E’ una fake news che la mortalità sia stata sovrastimata nelle zone “rosse” per un maggiore rendimento? Al contrario i morti sono sottostimati?
La mia sensazione, come quella della gente, è che molti pazienti, come quelli oncologici, in fondo, siano deceduti a causa della malattia di base e non del virus; la scoperta di un tampone positivo è stata concomitante e occasionale e non determinante per la dipartita. E’ stato però certamente fatto un errore importante: non eseguire le autopsie che ci avrebbero fornito preziose informazioni sulla patogenesi. Gira voce che in Lombardia ci sia stata addirittura una circolare per non farle, ma non ho certezze per affermarlo. La carenza di riscontri autoptici ha portato inizialmente fuori strada anche i clinici, perché in molti casi si è pensato si trattasse esclusivamente di polmoniti interstiziali; quando invece il meccanismo che portava alla morte era legato a fatti trombotici gravi delle arteriole polmonari, che provocavano infarti multipli massivi del polmone e quindi impossibilità di ossigenazione, come poi è stato dimostrato. In sintesi, mentre tutti rincorrevano ventilatori e respiratori, bisognava cercare più eparina…
A proposito di eparine: la terapia di prevenzione dei danni dell’endotelio può quindi migliorare la prognosi dei pazienti con altre malattie?
Sì, il meccanismo patogenetico alla base è la vasculite, infiammazione dell’albero vascolare arterioso e venoso di tutti i distretti; in modo particolare il covid colpisce il polmone e i vasi polmonari. E’ un meccanismo comune a tante malattie immunologiche e autoimmuni, agisce sulla coagulazione del sangue con un meccanismo “a cascata” come i fuochi d’artificio, nel senso che innescato il primo, partono anche gli altri. Per evitare questa “esplosione” è necessario intervenire con l’eparina e con i farmaci antiinfiammatori steroidei.
Che speranze ci sono per possibili vaccini?

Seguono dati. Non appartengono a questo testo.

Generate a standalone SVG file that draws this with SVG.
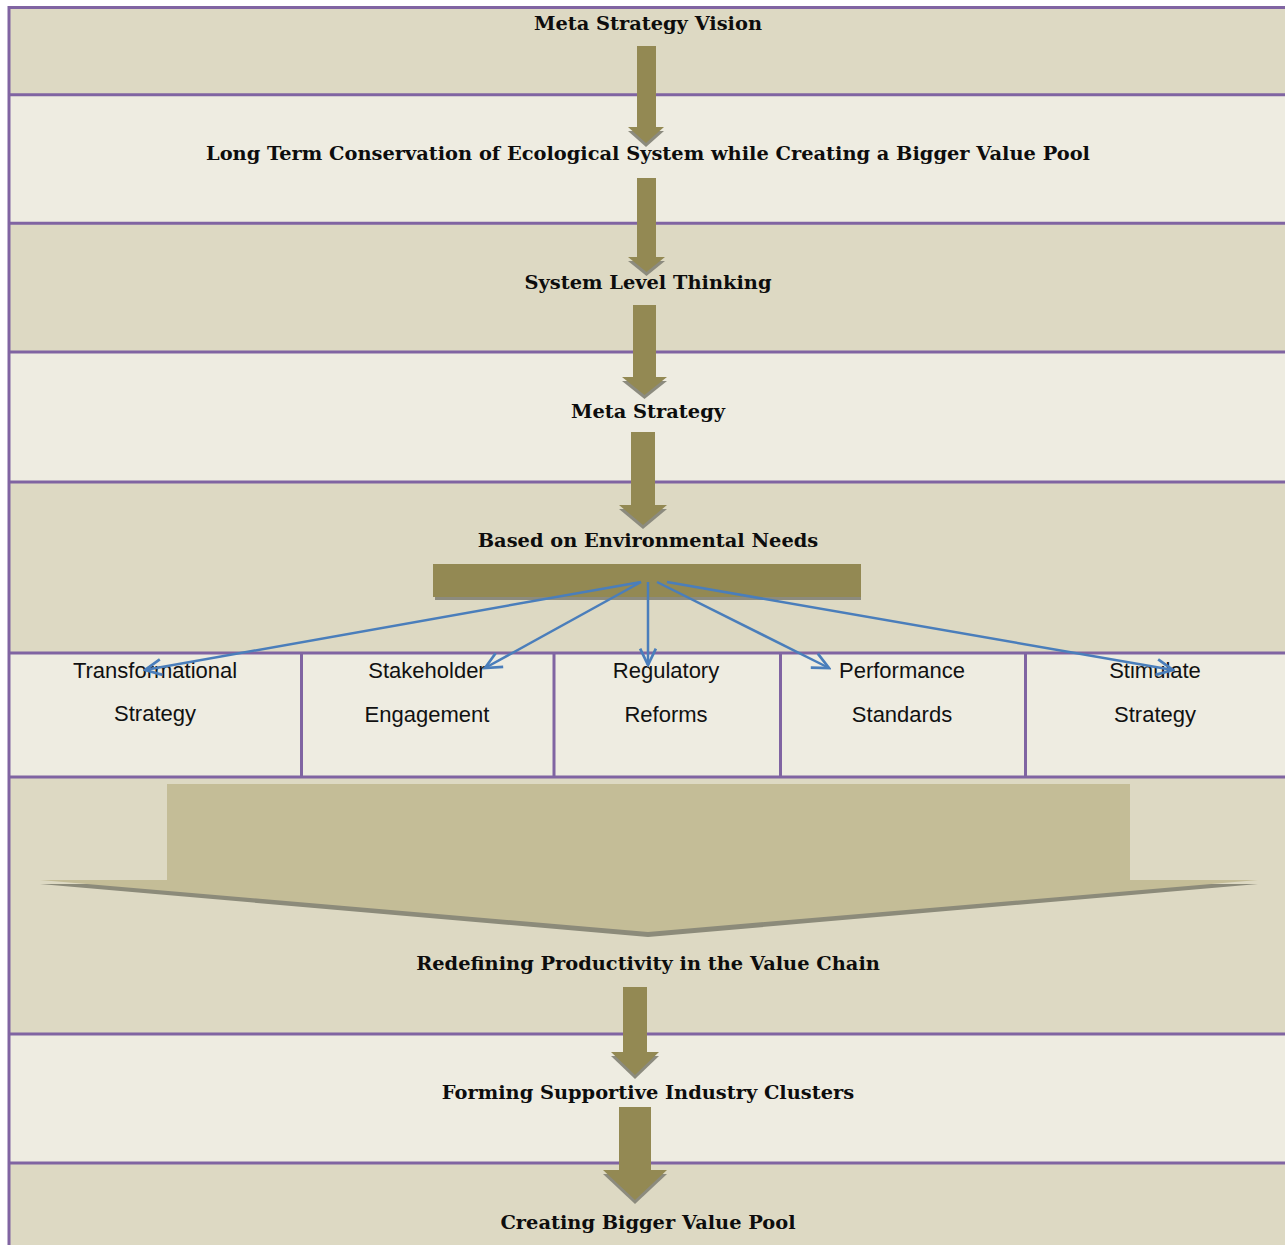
<svg xmlns="http://www.w3.org/2000/svg" width="1285" height="1245" viewBox="0 0 1285 1245">
  <defs>
    <style>
      .dark { fill: #DDD9C3; }
      .light { fill: #EEECE1; }
      .rule { stroke: #8064A2; stroke-width: 3; fill: none; }
      .step { fill: #938953; }
      .shade { fill: #8C8B7E; }
      .head { font-family: "DejaVu Serif", serif; font-weight: bold; font-size: 19.4px; fill: #0D0D0D; text-anchor: middle; }
      .cell { font-family: "Liberation Sans", Arial, sans-serif; font-size: 22px; fill: #111; text-anchor: middle; }
      .link { stroke: #4A7EBB; stroke-width: 2.5; fill: none; marker-end: url(#open); }
    </style>
    <marker id="open" viewBox="0 0 14 14" refX="12.5" refY="7" markerWidth="20" markerHeight="20" markerUnits="userSpaceOnUse" orient="auto">
      <path d="M1,1.5 L12.5,7 L1,12.5" fill="none" stroke="#4A7EBB" stroke-width="1.9"/>
    </marker>
  </defs>

  <rect x="0" y="0" width="1285" height="1245" fill="#FFFFFF"/>

  <!-- table bands -->
  <g id="bands">
    <rect class="dark" x="9" y="7.5" width="1276" height="87.2"/>
    <rect class="light" x="9" y="94.7" width="1276" height="128.6"/>
    <rect class="dark" x="9" y="223.3" width="1276" height="128.7"/>
    <rect class="light" x="9" y="352" width="1276" height="130"/>
    <rect class="dark" x="9" y="482" width="1276" height="171"/>
    <rect class="light" x="9" y="653" width="1276" height="124"/>
    <rect class="dark" x="9" y="777" width="1276" height="257"/>
    <rect class="light" x="9" y="1034" width="1276" height="129"/>
    <rect class="dark" x="9" y="1163" width="1276" height="82"/>
  </g>

  <!-- table rules -->
  <g id="rules">
    <path class="rule" d="M9,7.5 H1285 M9,94.7 H1285 M9,223.3 H1285 M9,352 H1285 M9,482 H1285 M9,653 H1285 M9,777 H1285 M9,1034 H1285 M9,1163 H1285"/>
    <path class="rule" d="M9,6 V1245"/>
    <path class="rule" d="M301.5,653 V777 M554,653 V777 M780.5,653 V777 M1025.5,653 V777"/>
  </g>

  <!-- stage labels -->
  <g id="n-vision"><text class="head" x="648" y="30">Meta Strategy Vision</text></g>
  <g id="n-conservation"><text class="head" x="648" y="160">Long Term Conservation of Ecological System while Creating a Bigger Value Pool</text></g>
  <g id="n-system"><text class="head" x="648" y="289">System Level Thinking</text></g>
  <g id="n-meta"><text class="head" x="648" y="418">Meta Strategy</text></g>
  <g id="n-needs"><text class="head" x="648" y="547">Based on Environmental Needs</text></g>

  <!-- strategy cells -->
  <g id="n-transformational">
    <text class="cell" x="155" y="678">Transformational</text>
    <text class="cell" x="155" y="721">Strategy</text>
  </g>
  <g id="n-stakeholder">
    <text class="cell" x="427" y="678">Stakeholder</text>
    <text class="cell" x="427" y="722">Engagement</text>
  </g>
  <g id="n-regulatory">
    <text class="cell" x="666" y="678">Regulatory</text>
    <text class="cell" x="666" y="722">Reforms</text>
  </g>
  <g id="n-performance">
    <text class="cell" x="902" y="678">Performance</text>
    <text class="cell" x="902" y="722">Standards</text>
  </g>
  <g id="n-stimulate">
    <text class="cell" x="1155" y="678">Stimulate</text>
    <text class="cell" x="1155" y="722">Strategy</text>
  </g>

  <g id="n-productivity"><text class="head" x="648" y="970">Redefining Productivity in the Value Chain</text></g>
  <g id="n-clusters"><text class="head" x="648" y="1099">Forming Supportive Industry Clusters</text></g>
  <g id="n-pool"><text class="head" x="648" y="1229">Creating Bigger Value Pool</text></g>

  <!-- connectors -->
  <g id="connectors">
    <!-- block arrows between stages (shadow first, then body) -->
    <polygon class="shade" points="628,131 664,131 646,147"/>
    <polygon class="step" points="637,46 656,46 656,127 664,127 646,143 628,127 637,127"/>

    <polygon class="shade" points="628,261 665,261 646.5,276"/>
    <polygon class="step" points="637,178 656,178 656,257 665,257 646.5,272 628,257 637,257"/>

    <polygon class="shade" points="622,381 667,381 644.5,399"/>
    <polygon class="step" points="633,305 656,305 656,377 667,377 644.5,395 622,377 633,377"/>

    <polygon class="shade" points="619,509 667,509 643,529"/>
    <polygon class="step" points="631,432 655,432 655,505 667,505 643,525 619,505 631,505"/>

    <!-- distribution bar -->
    <rect class="shade" x="435" y="567" width="426" height="33"/>
    <rect class="step" x="433" y="564" width="428" height="33"/>

    <!-- fan-out links -->
    <line class="link" x1="641" y1="582" x2="145" y2="670"/>
    <line class="link" x1="641" y1="582" x2="485" y2="668"/>
    <line class="link" x1="648" y1="582" x2="648" y2="665"/>
    <line class="link" x1="657" y1="582" x2="829" y2="668"/>
    <line class="link" x1="667" y1="582" x2="1173" y2="670"/>

    <!-- wide merge arrow -->
    <polygon fill="#8C8B7A" points="40,884 1258,884 648,937"/>
    <polygon fill="#C4BD97" points="167,784 1130,784 1130,880 1258,880 648,932 40,880 167,880"/>

    <polygon class="shade" points="611,1056 659,1056 635,1079"/>
    <polygon class="step" points="623,987 647,987 647,1052 659,1052 635,1075 611,1052 623,1052"/>

    <polygon class="shade" points="603,1174 667,1174 635,1204"/>
    <polygon class="step" points="619,1107 651,1107 651,1170 667,1170 635,1200 603,1170 619,1170"/>
  </g>
</svg>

Alte probabilità, perché ci sono quasi un centinaio di lavori in giro per il mondo: ricordiamoci che si lavora sul ceppo attuale, che si potrebbe definire “cinese-lombardo”, ma se nel frattempo il virus RNA muta (come per altri virus a RNA, ad esempio l’HIV), il vaccino potrebbe rivelarsi inutile. Conviene quindi concentrare gli sforzi soprattutto sulle terapie, come plasma-terapia o anticorpi monoclonali, derivati sinteticamente sull’anticorpo del siero delle persone guarite, oggi. Ci sono diverse realtà italiane che stanno lavorando in tale direzione. Il vaccino è una misura di profilassi fondamentale ed è destinato alla popolazione sana; le terapie nuove riservate ai contagiati. Importante è trattare i pazienti a domicilio fin dai primi sintomi, con farmaci: l’antimalarico idrossoclorochiina: il plaquenil, in associazione con l’antibiotico azitromicina che azione immunomodulante e di potenziamento sull’antimalarico che ha azione antivirale, cioè un effetto booster; una terapia steroidea a basso dosaggio, che ha un’azione immunomodulante e quindi modifica un po’ la storia clinica e il decorso di questa patologia e di tutte le malattie virali.